Alfred de Falloux à Jules de Bertou

Bourg d'Iré, 7 janvier 1874

Cher ami,

Depuis que j'ai répondu à Mme de Castellane sur l'incertitude de mes dates par la prière de n'en pas tenir compte, j'ai reçu un appel inattendu et qui me met au pied du mur pour un parti décisif. M. Saint René Taillandier doit être reçu à l'Académie le jeudi 22, et au nom du père Gratry dont il doit prononcer l'éloge autant qu'au sien propre, me demande de lui servir de parrain. Le scrutin étend le 29, il m'était bien difficile d'arriver le 24 ou le 25, en déclarant qu'il m'avait été impossible d'arriver le 21. En même temps M. Julien, qui est de la Drôme, désire vivement aller souhaiter la bonne année à ses vieux parents. J'ai donc fini, après beaucoup d'hésitation, par m'engager envers M. Taillandier, ce qui ajourne forcément la visite de Rochecotte à mon retour. Mme de Castellane peut donc compter sur moi, sauf la volonté de Dieu, pour les tout premiers jours de février. J'y gagnerai de vous arriver plus intéressant. Cependant, j'aurais fort aimé à commencer par vous, sans préjudice du retour ; mais ma poitrine est encore en trop mauvais état pour que je risque plusieurs déplacements, plusieurs couchers, dans le moment le plus froid de la saison. Si ma toux se calme tout-à-fait, ce qui est encore fort douteux au moment où je vous écris, je gagnerai donc Paris par le plus court aussitôt qu'il y aura un peu de détente dans le temps, avant le 22, et si cette détente ne survient pas, j'avertirai M. Taillandier assez à temps pour qu'il puisse se choisir un autre parrain. Priez Mme de Castellane, avant de se plaindre de moi, de me tenir comme enrichi d'une souffrance de plus, que je ne guérirai pas plus que les autres désormais, celle de la poitrine, souffrance qui aura du moins cela de bon qu'elle me corrigera du grand air et me raccommodera avec tous les petits soins.

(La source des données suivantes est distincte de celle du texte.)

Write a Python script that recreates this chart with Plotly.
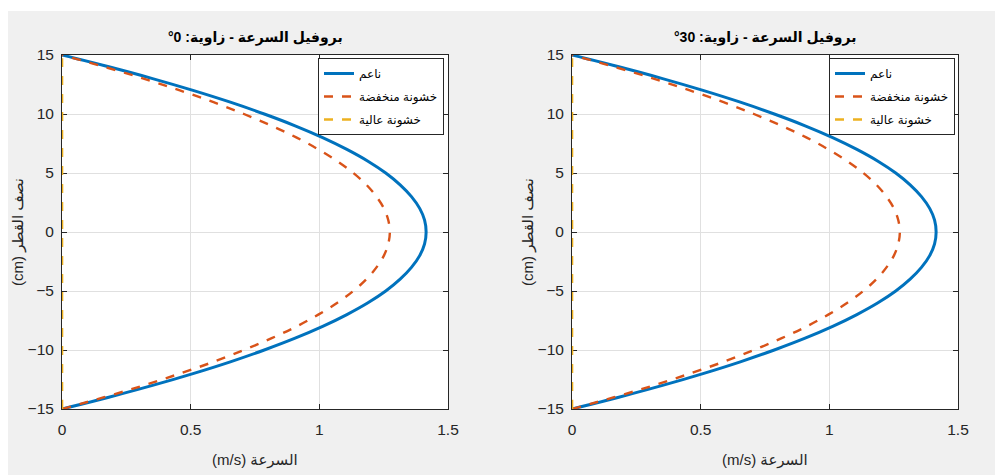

Je suis si révolté de l'odieux métier accepté par M. Laurentie1, à l'âge où la conscience devrait devenir plus sévère, que je ne renouvellerai pas mon abonnement à l'Union, qui expire le 15.

Si à partir de cette date vous trouvez quelque article dans lequel je suis positivement intéressé, envoyez-le moi sous bande, ou gardez-le moi, selon l'urgence. Vous aurez lu le grand crime commis à la Roche-en-Brénil2 par l'évêque d'Orléans, lequel n'a prononcé aucun discours, sauf quelques mots d'émotion pieuse, à l'instant de la communion. Quant à l'inscription, fantaisie que Montalembert s'est accordée sans nous en avertir, je l'ai apprise par l'Univers, si toutefois l'inscription existe, car je n'en ai aucun certitude, et je m'informerai près de Mme de Montalembert3, à notre prochain revoir, non pour l'importance de la chose, qui en tous cas ne peut en avoir aucune, mais pour la mesure du plus ou moins de mensonge dans des haines que nos morts et nos retraites ne peuvent calmer.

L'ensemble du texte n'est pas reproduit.